Should My Child Need To See a Therapist

Should My Child Need To See a Therapist

Parenting

If you are a parent of a child at any age, you have probably asked yourself this question at some point. 

And rightfully so! Children are exposed to a world that can be scary and overwhelming, and we were not trained in how to parent them. 

Tweens are struggling with hormones while struggling with learning coping mechanisms at school and with friends. Teens were hoping for a modicum of independence, but you worry what that freedom can expose them to.

It’s chaos and disappointment wrapped up in a pretty bow. 

How do you know if your child should see a therapist? And how do you know if it will help?

There are three ways you can know if your child should see a therapist:

  1. They are acting out a lot more than usual.
  2. They are isolating themselves from others.
  3. They are struggling a lot with changes.

1. They are acting out a lot more than usual.

If your kids are acting out in ways you haven’t seen before, and it stands out to you as not in line with their character, something is off for your child.

Have you ever seen the Pixar movie Inside Out? There is a scene where Ryley, the little girl, is at the dinner table with her parents. While she is processing through her emotions, she gets mad at her dad and yells in response to a little question. 

This is actually a very common response for young people who are dealing with big emotions. Anger takes control of their emotion regulation center as a protective factor to keep them from feeling the pain of the emotions they are experiencing. 

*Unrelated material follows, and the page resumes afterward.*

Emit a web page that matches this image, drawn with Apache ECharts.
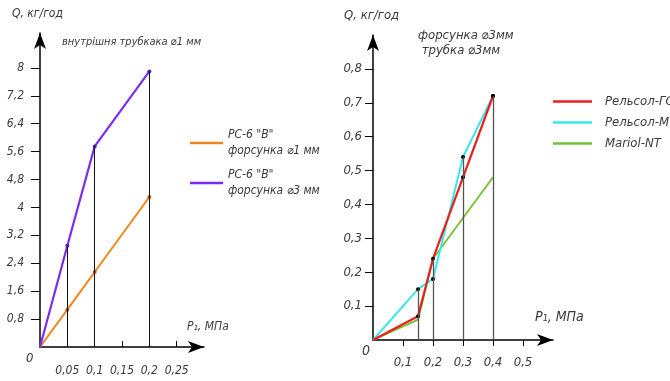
<!DOCTYPE html>
<html>
<head>
<meta charset="utf-8">
<script src="https://cdn.jsdelivr.net/npm/echarts@6/dist/echarts.min.js"></script>
<style>
  html, body { margin: 0; padding: 0; background: #fff; }
  #chart { width: 670px; height: 381px; }
</style>
</head>
<body>
<div id="chart"></div>
<script>
var myChart = echarts.init(document.getElementById('chart'));

// ліва діаграма
var pLeft = [0, 0.05, 0.1, 0.2];
var rs1 = [0, 1.07, 2.15, 4.3];   // РС-6 "В" форсунка ⌀1 мм
var rs3 = [0, 2.9, 5.75, 7.9];    // РС-6 "В" форсунка ⌀3 мм
var yTicksLeft = [0.8, 1.6, 2.4, 3.2, 4, 4.8, 5.6, 6.4, 7.2, 8];
var xTicksLeft = [0.05, 0.1, 0.15, 0.2, 0.25];
var namesLeft = ['РС-6 "В"\nфорсунка ⌀1 мм', 'РС-6 "В"\nфорсунка ⌀3 мм'];

// права діаграма
var pRight = [0, 0.15, 0.2, 0.3, 0.4];
var relGS = [0, 0.07, 0.24, 0.48, 0.72];
var relM = [0, 0.15, 0.18, 0.54, 0.72];
var mariol = [0, 0.06, 0.24, 0.36, 0.48];
var yTicksRight = [0.1, 0.2, 0.3, 0.4, 0.5, 0.6, 0.7, 0.8];
var xTicksRight = [0.1, 0.2, 0.3, 0.4, 0.5];
var namesRight = ['Рельсол-ГС', 'Рельсол-М', 'Mariol-NT'];

var font = 'DejaVu Sans Condensed, Liberation Sans Narrow, sans-serif';
var txt = '#3a3a3a';

// точки з окремим кольором маркера
function pairs(xs, ys, dot) {
    return xs.map(function (x, i) {
        var d = {value: [x, ys[i]]};
        if (dot) d.itemStyle = {color: dot};
        return d;
    });
}
// вертикальні лінії від осі до найвищої точки
function drops(xs, lists) {
    var res = [];
    for (var i = 1; i < xs.length; i++) {
        var top = Math.max.apply(null, lists.map(function (l) { return l[i]; }));
        res.push([{coord: [xs[i], 0]}, {coord: [xs[i], top]}]);
    }
    return res;
}
function comma(v) {
    return String(v).replace('.', ',');
}
function dotSize(v) {
    return v[0] === 0 ? 0 : 4;
}

var axisLine = {
    show: true,
    onZero: false,
    symbol: ['none', 'arrow'],
    symbolSize: [9, 16],
    lineStyle: {color: '#000', width: 1.5}
};

option = {
    animation: false,
    grid: [
        {left: 40, width: 164, top: 33, bottom: 34},
        {left: 373, width: 180, top: 35, bottom: 41}
    ],
    xAxis: [
        {
            type: 'value', gridIndex: 0, min: 0, max: 0.3,
            axisLine: axisLine,
            splitLine: {show: false},
            axisTick: {show: true, inside: true, length: 6, customValues: xTicksLeft, lineStyle: {color: '#000'}},
            axisLabel: {customValues: xTicksLeft, formatter: comma, color: txt, fontSize: 12, fontStyle: 'italic', fontFamily: font, margin: 18}
        },
        {
            type: 'value', gridIndex: 1, min: 0, max: 0.6,
            axisLine: axisLine,
            splitLine: {show: false},
            axisTick: {show: true, length: 6, customValues: xTicksRight, lineStyle: {color: '#000'}},
            axisLabel: {customValues: xTicksRight, formatter: comma, color: txt, fontSize: 13, fontStyle: 'italic', fontFamily: font, margin: 16}
        }
    ],
    yAxis: [
        {
            type: 'value', gridIndex: 0, min: 0, max: 9,
            axisLine: axisLine,
            splitLine: {show: false},
            axisTick: {show: true, length: 9, customValues: yTicksLeft, lineStyle: {color: '#000'}},
            axisLabel: {customValues: yTicksLeft, formatter: comma, color: txt, fontSize: 12, fontStyle: 'italic', fontFamily: font, margin: 16}
        },
        {
            type: 'value', gridIndex: 1, min: 0, max: 0.9,
            axisLine: axisLine,
            splitLine: {show: false},
            axisTick: {show: true, length: 8, customValues: yTicksRight, lineStyle: {color: '#000'}},
            axisLabel: {customValues: yTicksRight, formatter: comma, color: txt, fontSize: 13, fontStyle: 'italic', fontFamily: font, margin: 11}
        }
    ],
    legend: [
        {
            data: namesLeft, orient: 'vertical', left: 185, top: 122,
            icon: 'rect', itemWidth: 33, itemHeight: 2.5, itemGap: 8,
            textStyle: {color: txt, fontSize: 12, fontStyle: 'italic', fontFamily: font, lineHeight: 16}
        },
        {
            data: namesRight, orient: 'vertical', left: 548, top: 90,
            icon: 'rect', itemWidth: 39, itemHeight: 2.5, itemGap: 8,
            textStyle: {color: txt, fontSize: 13, fontStyle: 'italic', fontFamily: font, padding: [0, 0, 0, 8]}
        }
    ],
    graphic: [
        {type: 'text', left: 12, top: 8, style: {text: 'Q, кг/год', fill: txt, font: 'italic 12px ' + font}},
        {type: 'text', left: 62, top: 37, style: {text: 'внутрішня трубкака ⌀1 мм', fill: txt, font: 'italic 11px ' + font}},
        {type: 'text', left: 187, top: 321, style: {text: 'P₁, МПа', fill: txt, font: 'italic 12px ' + font}},
        {type: 'text', left: 26, top: 352, style: {text: '0', fill: txt, font: 'italic 13px ' + font}},
        {type: 'text', left: 344, top: 9, style: {text: 'Q, кг/год', fill: txt, font: 'italic 13px ' + font}},
        {type: 'text', left: 418, top: 28, style: {text: 'форсунка ⌀3мм\n трубка ⌀3мм', fill: txt, font: 'italic 13px ' + font, lineHeight: 15, align: 'center'}},
        {type: 'text', left: 535, top: 310, style: {text: 'P₁, МПа', fill: txt, font: 'italic 14px ' + font}},
        {type: 'text', left: 362, top: 344, style: {text: '0', fill: txt, font: 'italic 14px ' + font}}
    ],
    series: [
        {
            name: namesLeft[0], type: 'line', xAxisIndex: 0, yAxisIndex: 0,
            data: pairs(pLeft, rs1, '#b8601a'), color: '#f0851c',
            lineStyle: {width: 2, color: '#f0851c'}, symbol: 'circle', symbolSize: dotSize, z: 3
        },
        {
            name: namesLeft[1], type: 'line', xAxisIndex: 0, yAxisIndex: 0,
            data: pairs(pLeft, rs3, '#5a1cc0'), color: '#7a2cf0',
            lineStyle: {width: 2.2, color: '#7a2cf0'}, symbol: 'circle', symbolSize: dotSize, z: 4,
            markLine: {
                silent: true, symbol: 'none', label: {show: false},
                lineStyle: {color: '#111', width: 1, type: 'solid'},
                data: drops(pLeft, [rs1, rs3])
            }
        },
        {
            name: namesRight[2], type: 'line', xAxisIndex: 1, yAxisIndex: 1,
            data: pairs(pRight, mariol), color: '#72c02c',
            lineStyle: {width: 1.8, color: '#72c02c'}, showSymbol: false, z: 2,
            markLine: {
                silent: true, symbol: 'none', label: {show: false},
                lineStyle: {color: '#555', width: 1.3, type: 'solid'},
                data: drops(pRight, [relGS, relM, mariol])
            }
        },
        {
            name: namesRight[1], type: 'line', xAxisIndex: 1, yAxisIndex: 1,
            data: pairs(pRight, relM, '#000'), color: '#3ae6ee',
            lineStyle: {width: 2, color: '#3ae6ee'}, symbol: 'circle', symbolSize: dotSize, z: 3
        },
        {
            name: namesRight[0], type: 'line', xAxisIndex: 1, yAxisIndex: 1,
            data: pairs(pRight, relGS, '#000'), color: '#e8201c',
            lineStyle: {width: 2.2, color: '#e8201c'}, symbol: 'circle', symbolSize: dotSize, z: 4
        }
    ]
};
myChart.setOption(option);
</script>
</body>
</html>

So if your child is yelling when you ask them a simple question, or are talking back a lot more than usual, or are getting physical with their siblings in anger when they have never done that before, your child needs more support

2. They are isolating themselves from others. 

Some children are shy and prefer to keep their circle tight and small. Some adults are also this way (see me raising my hand over here). 

However, there is a big difference between being socially shy and socially isolated

When a child is shy, they keep the circle small, only a handful of people they open up to and feel comfortable with. 

Social isolation is when the child emotionally disconnects from others altogether and does not have healthy or supportive interactions, whether in person or via Zoom. 

If your child has not been having regular interactions with others and does not request for these interactions, they are not getting the socialization needed for healthy development. 

Yes, we do need to be safe with the people in our child’s lives, but we can be safe without isolating. If your child does not want to engage virtually with a long-time friend or even to spend time with their friends, they are not okay and need more support

3. They are struggling a lot with changes. 

We have all gone through some major changes at one point or another—especially the youth in our society. 

One thing about young people is that they are extremely resilient by nature. They adapt to their circumstances to survive and often to thrive. 

If your child is not adjusting to these changes in a healthy way, your child needs support. 

Some youth do struggle with building resiliency, especially when faced with impossible circumstances, such as distance learning during a pandemic. 

And here is the thing: you as parents should not be putting the entire weight of your child’s mental health on your shoulders. 

Let me say that again.

You, as parents, SHOULD NOT BE PUTTING THE ENTIRE WEIGHT OF YOUR CHILD’S MENTAL HEALTH ON YOUR SHOULDERS!

We were never meant to raise children alone. Not in caveman days. Not today.

Children grow healthy and strong, both physically and mentally, when they are raised in a community with other people. With people who can help to build their strengths into your child, teaching them skills to manage the different challenges they face in life. 

You are not the only one who should be helping your child through these changes. 

If they are struggling a lot with the changes, they are facing, and you are also struggling with adjusting to how unpredictable life can be when parenting, your kids would benefit greatly from more support. 

Now, you may be wondering:

How can therapy help my child?

There are many different ways counseling can help your child with the issues discussed above. 

If your child is struggling with acting out behaviors, a therapist can work with your child to find healthy and helpful ways to express the emotions that are too big to control. 

If your child is isolating from peers, a therapist can help your child learn to identify and express what they are experiencing and then how to reach out for help and support in a way that enhances relationships. 

If your child is struggling with the changes, a therapist can help your child learn different techniques to build their resiliency

A therapist can also provide you with education and support in how to respond to your child in ways that bring you closer together rather than pull you apart. 

Sending your child to therapy when they need help DOES NOT mean you are a failure as a parent. 

In fact, what you are doing is teaching your child that we are not meant to always figure it out on our way. That it is okay to reach out for help from people who know how to help. And that you love them, even when they are struggling with what they are going through. 

You are a good parent, and you love your child! No matter what they are struggling with. 

And you don’t have to do this parenting thing alone.